The LIFTS initiative will contribute £250m to encourage investments made in the science and technology industry by Defined Contribution (DC) pension schemes.
Pension fund participation will depend on the investment case of each proposition because fiduciary requirements require them to act in the best interests of scheme participants. But, the delivery options will succeed in achieving the goals of the LIFTS initiative if a strong investment case is offered.

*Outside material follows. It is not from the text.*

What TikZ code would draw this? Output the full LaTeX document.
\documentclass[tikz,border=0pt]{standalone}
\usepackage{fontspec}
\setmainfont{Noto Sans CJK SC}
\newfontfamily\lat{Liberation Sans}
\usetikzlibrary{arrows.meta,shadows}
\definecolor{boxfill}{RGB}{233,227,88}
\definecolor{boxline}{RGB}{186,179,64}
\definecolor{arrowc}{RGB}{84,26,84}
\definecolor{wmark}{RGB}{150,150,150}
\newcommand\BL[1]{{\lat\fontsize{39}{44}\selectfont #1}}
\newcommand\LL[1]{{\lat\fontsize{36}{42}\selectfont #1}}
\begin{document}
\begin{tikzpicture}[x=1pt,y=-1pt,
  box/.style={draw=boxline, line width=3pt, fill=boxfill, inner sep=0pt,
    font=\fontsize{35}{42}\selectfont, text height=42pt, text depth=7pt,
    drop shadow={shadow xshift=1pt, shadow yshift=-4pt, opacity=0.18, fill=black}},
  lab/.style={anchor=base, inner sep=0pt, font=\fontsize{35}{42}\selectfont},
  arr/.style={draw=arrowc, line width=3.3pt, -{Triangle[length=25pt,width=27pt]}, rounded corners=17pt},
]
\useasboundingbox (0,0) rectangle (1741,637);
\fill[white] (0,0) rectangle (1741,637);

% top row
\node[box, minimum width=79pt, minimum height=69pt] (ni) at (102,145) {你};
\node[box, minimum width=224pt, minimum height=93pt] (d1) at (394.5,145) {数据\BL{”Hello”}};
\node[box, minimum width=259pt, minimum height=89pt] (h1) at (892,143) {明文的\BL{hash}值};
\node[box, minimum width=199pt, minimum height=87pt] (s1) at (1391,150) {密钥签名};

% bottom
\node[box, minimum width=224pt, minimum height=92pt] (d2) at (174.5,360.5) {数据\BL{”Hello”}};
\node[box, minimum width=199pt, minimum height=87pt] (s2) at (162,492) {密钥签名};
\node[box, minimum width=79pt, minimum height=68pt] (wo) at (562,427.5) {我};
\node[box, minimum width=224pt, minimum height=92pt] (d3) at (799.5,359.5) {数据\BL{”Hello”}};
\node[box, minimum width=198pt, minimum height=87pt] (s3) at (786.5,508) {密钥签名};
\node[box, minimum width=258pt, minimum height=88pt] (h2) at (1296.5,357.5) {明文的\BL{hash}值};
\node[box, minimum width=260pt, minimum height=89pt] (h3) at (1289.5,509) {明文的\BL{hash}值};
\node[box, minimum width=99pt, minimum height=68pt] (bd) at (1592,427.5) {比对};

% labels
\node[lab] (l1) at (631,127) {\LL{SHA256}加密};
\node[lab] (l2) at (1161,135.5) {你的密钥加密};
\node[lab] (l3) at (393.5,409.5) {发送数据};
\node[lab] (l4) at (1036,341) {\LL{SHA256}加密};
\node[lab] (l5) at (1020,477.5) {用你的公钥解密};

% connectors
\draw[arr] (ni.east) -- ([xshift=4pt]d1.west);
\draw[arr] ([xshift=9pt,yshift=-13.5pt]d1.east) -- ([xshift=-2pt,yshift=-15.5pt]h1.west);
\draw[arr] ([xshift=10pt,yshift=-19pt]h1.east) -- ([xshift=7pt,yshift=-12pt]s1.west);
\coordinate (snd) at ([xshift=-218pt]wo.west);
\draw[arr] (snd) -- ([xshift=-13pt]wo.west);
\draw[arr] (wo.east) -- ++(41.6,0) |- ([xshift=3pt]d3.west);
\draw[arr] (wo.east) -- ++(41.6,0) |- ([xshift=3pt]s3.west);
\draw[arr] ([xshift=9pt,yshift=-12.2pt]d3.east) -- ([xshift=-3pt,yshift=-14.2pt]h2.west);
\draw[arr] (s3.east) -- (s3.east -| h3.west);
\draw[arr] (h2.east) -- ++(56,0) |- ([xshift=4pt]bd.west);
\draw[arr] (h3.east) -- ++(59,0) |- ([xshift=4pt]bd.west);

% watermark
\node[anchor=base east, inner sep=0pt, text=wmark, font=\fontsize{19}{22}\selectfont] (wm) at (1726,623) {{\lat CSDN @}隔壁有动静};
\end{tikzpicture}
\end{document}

These delivery methods include:
1. Investment collaboration and information exchange
2. Pari passu co-investment
3. Co-investment with capped returns for government
4. Management fee offset mechanism.
The PLSA says that options 3 and 4 are more desirable for DC schemes since they support the business case for investing in the industry. Options 1 and 2 are not compelling enough to draw attention in a market that is competitive. As it would help to achieve the best risk-adjusted returns, Option 3 will probably support an investment case. Option 4 received a lot of support from the members, but the PLSA advises the government to make it even better before implementing it to prevent the creation of an extra administrative burden.
The suggested fund or structure threshold is welcomed by the PLSA, and its members think that the minimal amount of 50 per cent would not significantly affect the outcome either way. The PLSA emphasises the need to prevent the creation of an undue administrative burden when determining whether investments fulfil the criteria of qualifying investments. The definition of qualifying investments is reasonable and acceptable.

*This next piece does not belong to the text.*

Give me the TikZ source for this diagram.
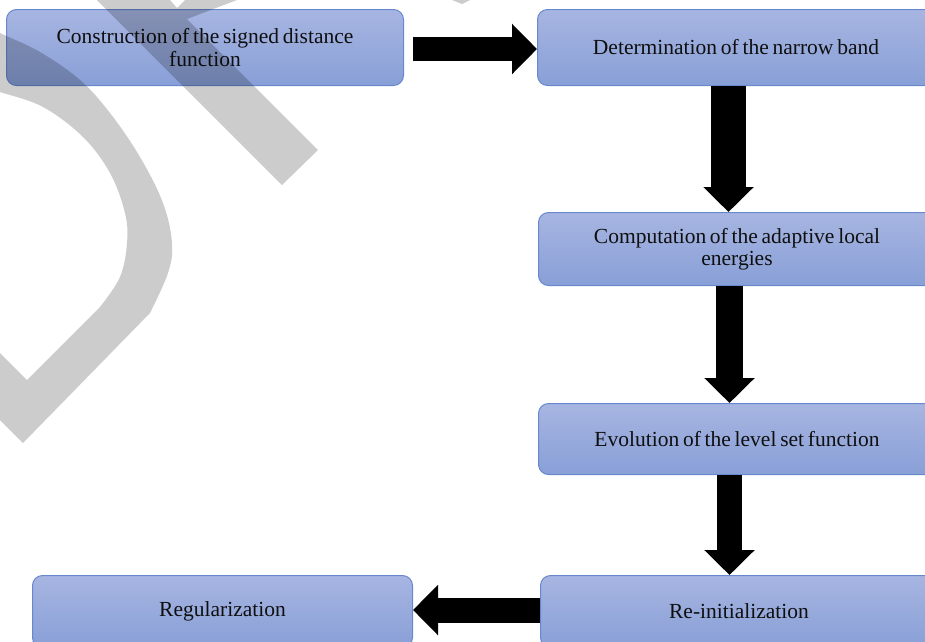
\documentclass[tikz,border=0pt]{standalone}
\usepackage{fontspec}
\setmainfont{Liberation Serif}[WordSpace=0.7]
\usetikzlibrary{arrows.meta}

\definecolor{boxtop}{RGB}{167,181,225}
\definecolor{boxbot}{RGB}{136,159,215}
\definecolor{boxline}{RGB}{104,136,206}
\definecolor{inkblack}{RGB}{15,15,15}

\tikzset{
  stepbox/.style={rectangle, rounded corners=10pt, draw=boxline, line width=1pt,
    top color=boxtop, bottom color=boxbot, minimum width=397pt,
    inner sep=0pt, align=center, text=inkblack,
    font=\fontsize{21.5}{22.5}\selectfont, anchor=north west},
  blockarrow/.style={line width=#1, draw=black,
    -{Triangle[width=49pt,length=25pt]}},
  wm/.style={fill=black, fill opacity=0.2}
}

\begin{document}
\begin{tikzpicture}[x=1pt,y=-1pt]
  \useasboundingbox (0,0) rectangle (925,641);
  \clip (0,0) rectangle (925,641);
  \fill[white] (0,0) rectangle (925,641);

  % process steps
  \node[stepbox, minimum height=76pt] (b1) at (6,9)
    {Construction of the signed distance\\function};
  \node[stepbox, minimum height=76pt] (b2) at (537,9)
    {Determination of the narrow band};
  \node[stepbox, minimum height=73pt] (b3) at (538,212)
    {Computation of the adaptive local\\energies};
  \node[stepbox, minimum height=71pt] (b4) at (538,403)
    {Evolution of the level set function};
  \node[stepbox, minimum height=72pt] (b5) at (540,575)
    {Re-initialization};
  \node[stepbox, minimum height=72pt, minimum width=380pt] (b6) at (32,575)
    {Regularization};

  % block arrows between the steps
  \draw[blockarrow=24pt, shorten <=9pt]
    ([yshift=-1.5pt]b1.east) -- ([yshift=-1.5pt]b2.west);
  \draw[blockarrow=35pt]
    ([xshift=-7.5pt]b2.south) -- ([xshift=-8.5pt]b3.north);
  \draw[blockarrow=27pt]
    ([xshift=-7.5pt]b3.south) -- ([xshift=-7.5pt]b4.north);
  \draw[blockarrow=25pt]
    ([xshift=-7.5pt]b4.south) -- ([xshift=-9.5pt]b5.north);
  \draw[blockarrow=25pt]
    ([yshift=1.5pt]b5.west) -- ([yshift=1.5pt]b6.east);

  % grey draft lettering across the upper left
  \fill[wm] plot[smooth, tension=0.6] coordinates {(-20,22) (0,33) (40,52) (80,80)
      (110,113) (140,157) (163,203) (172,243) (168,273) (150,313)}
    -- (23,443) -- (-20,400) -- (-20,333) -- (27,380)
    -- plot[smooth, tension=0.6] coordinates {(100,307) (120,277) (127,243)
      (125,213) (110,173) (83,137) (43,107) (0,92) (-20,86)}
    -- cycle;
  \fill[wm] (97,0) -- (282,185) -- (318,150) -- (187,19) -- (237,0)
    -- (185,0) -- (177,8) -- (170,0) -- cycle;
  \fill[wm] (452,0) -- (470,0) -- (462,4) -- cycle;
\end{tikzpicture}
\end{document}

The PLSA encourages members to communicate their opinions to the government directly, giving them a more complete picture of the possibility that DC schemes will participate in the initiative and submit suggestions. On the PLSA website, you can download the whole submission to the LIFTS initiative.
PLSA director policy & advocacy Nigel Peaple says: “It is sensible and reasonable for the Government to explore the degree of alignment between the long investment horizons of defined contribution pension schemes and open DB schemes with the capital needs of innovative UK companies.
“As an industry we have been arguing for the reduction of barriers for pensions investing in illiquid assets for more than five years. In 2017 the Patient Review Capital panel proposed several initiatives on this topic and the PLSA was pleased to take part in the Productive Finance group and to help produce guidance for pension funds on this topic last November.
“LIFTS provides another useful step forward in the Government’s set of measures to support pension fund investment in illiquid assets. Others include the Long-Term Asset Fund (LTAF), changes to the charge cap regarding performance fees, and new illiquid asset reporting requirements. We expect them to all be helpful, although Government should recognise that it will take many months, and maybe some years, before they will materially affect investment behaviour.
“It must be stressed, however, that although greater choice of investment vehicles and additional incentives strengthen the investment case, pension fund participation will be dependent on the investment case of each proposition, given that they are rightly bound by their fiduciary duties to act in the interests of scheme members.”